• _What is expected_
All of the data that follows should be retyped exactly, please, except the pictures.

####

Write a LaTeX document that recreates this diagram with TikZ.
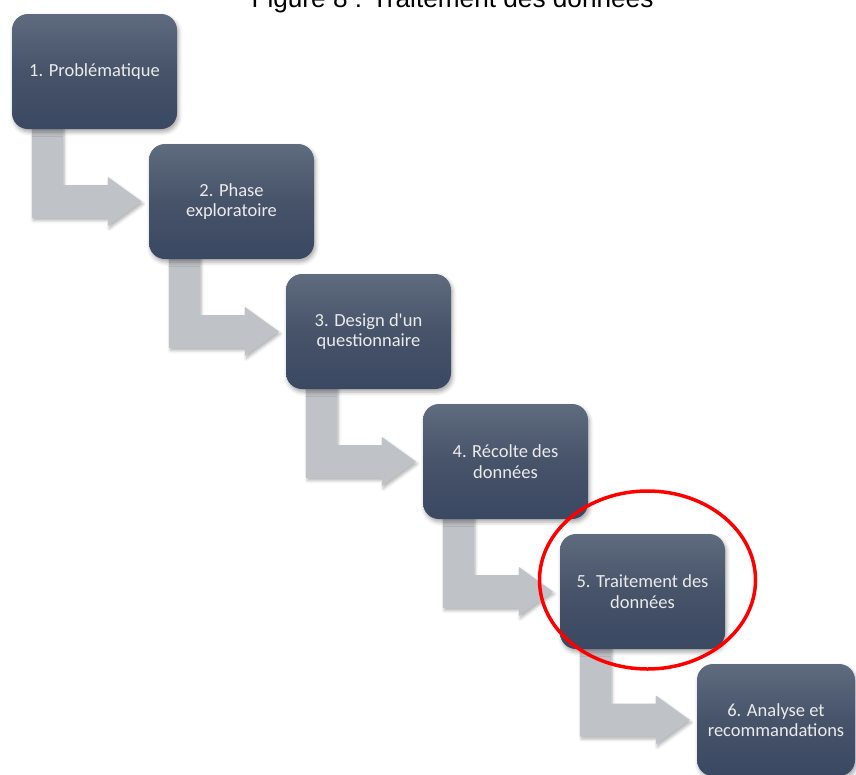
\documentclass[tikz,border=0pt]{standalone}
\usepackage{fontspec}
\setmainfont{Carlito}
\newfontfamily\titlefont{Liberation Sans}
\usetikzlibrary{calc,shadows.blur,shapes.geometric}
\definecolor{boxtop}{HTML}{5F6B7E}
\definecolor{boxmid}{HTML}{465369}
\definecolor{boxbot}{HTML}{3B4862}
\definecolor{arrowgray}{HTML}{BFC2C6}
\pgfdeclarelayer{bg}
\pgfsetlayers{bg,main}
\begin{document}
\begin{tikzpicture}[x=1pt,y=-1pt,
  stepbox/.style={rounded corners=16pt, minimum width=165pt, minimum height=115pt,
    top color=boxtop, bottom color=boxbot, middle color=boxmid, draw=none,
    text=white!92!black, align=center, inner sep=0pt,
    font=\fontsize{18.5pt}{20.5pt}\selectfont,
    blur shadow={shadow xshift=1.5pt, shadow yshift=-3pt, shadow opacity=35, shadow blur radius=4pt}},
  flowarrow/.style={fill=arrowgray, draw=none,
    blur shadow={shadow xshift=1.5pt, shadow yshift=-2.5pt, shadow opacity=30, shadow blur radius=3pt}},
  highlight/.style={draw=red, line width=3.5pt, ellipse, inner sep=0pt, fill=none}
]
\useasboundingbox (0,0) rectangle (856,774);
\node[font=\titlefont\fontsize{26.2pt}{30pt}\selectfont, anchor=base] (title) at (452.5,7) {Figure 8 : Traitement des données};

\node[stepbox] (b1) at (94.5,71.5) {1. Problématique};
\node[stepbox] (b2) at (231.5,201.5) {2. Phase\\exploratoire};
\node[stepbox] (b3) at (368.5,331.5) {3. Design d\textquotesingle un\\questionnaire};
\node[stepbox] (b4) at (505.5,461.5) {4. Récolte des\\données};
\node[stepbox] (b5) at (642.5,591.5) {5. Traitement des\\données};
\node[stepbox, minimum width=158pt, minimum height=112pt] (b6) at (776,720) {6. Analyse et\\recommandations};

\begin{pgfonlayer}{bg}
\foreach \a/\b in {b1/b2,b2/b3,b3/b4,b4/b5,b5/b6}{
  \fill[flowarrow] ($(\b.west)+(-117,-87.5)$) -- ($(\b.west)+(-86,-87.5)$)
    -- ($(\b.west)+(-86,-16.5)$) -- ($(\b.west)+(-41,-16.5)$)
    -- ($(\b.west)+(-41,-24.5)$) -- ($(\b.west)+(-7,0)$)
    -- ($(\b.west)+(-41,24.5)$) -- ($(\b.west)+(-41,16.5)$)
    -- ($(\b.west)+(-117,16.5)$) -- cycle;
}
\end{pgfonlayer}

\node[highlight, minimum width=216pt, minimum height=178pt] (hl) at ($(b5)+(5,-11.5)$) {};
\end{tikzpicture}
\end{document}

####

• _Task response_
Write a LaTeX document that recreates this diagram with TikZ.
\documentclass[tikz,border=0pt]{standalone}
\usepackage{fontspec}
\setmainfont{Carlito}
\newfontfamily\titlefont{Liberation Sans}
\usetikzlibrary{calc,shadows.blur,shapes.geometric}
\definecolor{boxtop}{HTML}{5F6B7E}
\definecolor{boxmid}{HTML}{465369}
\definecolor{boxbot}{HTML}{3B4862}
\definecolor{arrowgray}{HTML}{BFC2C6}
\pgfdeclarelayer{bg}
\pgfsetlayers{bg,main}
\begin{document}
\begin{tikzpicture}[x=1pt,y=-1pt,
  stepbox/.style={rounded corners=16pt, minimum width=165pt, minimum height=115pt,
    top color=boxtop, bottom color=boxbot, middle color=boxmid, draw=none,
    text=white!92!black, align=center, inner sep=0pt,
    font=\fontsize{18.5pt}{20.5pt}\selectfont,
    blur shadow={shadow xshift=1.5pt, shadow yshift=-3pt, shadow opacity=35, shadow blur radius=4pt}},
  flowarrow/.style={fill=arrowgray, draw=none,
    blur shadow={shadow xshift=1.5pt, shadow yshift=-2.5pt, shadow opacity=30, shadow blur radius=3pt}},
  highlight/.style={draw=red, line width=3.5pt, ellipse, inner sep=0pt, fill=none}
]
\useasboundingbox (0,0) rectangle (856,774);
\node[font=\titlefont\fontsize{26.2pt}{30pt}\selectfont, anchor=base] (title) at (452.5,7) {Figure 8 : Traitement des données};

\node[stepbox] (b1) at (94.5,71.5) {1. Problématique};
\node[stepbox] (b2) at (231.5,201.5) {2. Phase\\exploratoire};
\node[stepbox] (b3) at (368.5,331.5) {3. Design d\textquotesingle un\\questionnaire};
\node[stepbox] (b4) at (505.5,461.5) {4. Récolte des\\données};
\node[stepbox] (b5) at (642.5,591.5) {5. Traitement des\\données};
\node[stepbox, minimum width=158pt, minimum height=112pt] (b6) at (776,720) {6. Analyse et\\recommandations};

\begin{pgfonlayer}{bg}
\foreach \a/\b in {b1/b2,b2/b3,b3/b4,b4/b5,b5/b6}{
  \fill[flowarrow] ($(\b.west)+(-117,-87.5)$) -- ($(\b.west)+(-86,-87.5)$)
    -- ($(\b.west)+(-86,-16.5)$) -- ($(\b.west)+(-41,-16.5)$)
    -- ($(\b.west)+(-41,-24.5)$) -- ($(\b.west)+(-7,0)$)
    -- ($(\b.west)+(-41,24.5)$) -- ($(\b.west)+(-41,16.5)$)
    -- ($(\b.west)+(-117,16.5)$) -- cycle;
}
\end{pgfonlayer}

\node[highlight, minimum width=216pt, minimum height=178pt] (hl) at ($(b5)+(5,-11.5)$) {};
\end{tikzpicture}
\end{document}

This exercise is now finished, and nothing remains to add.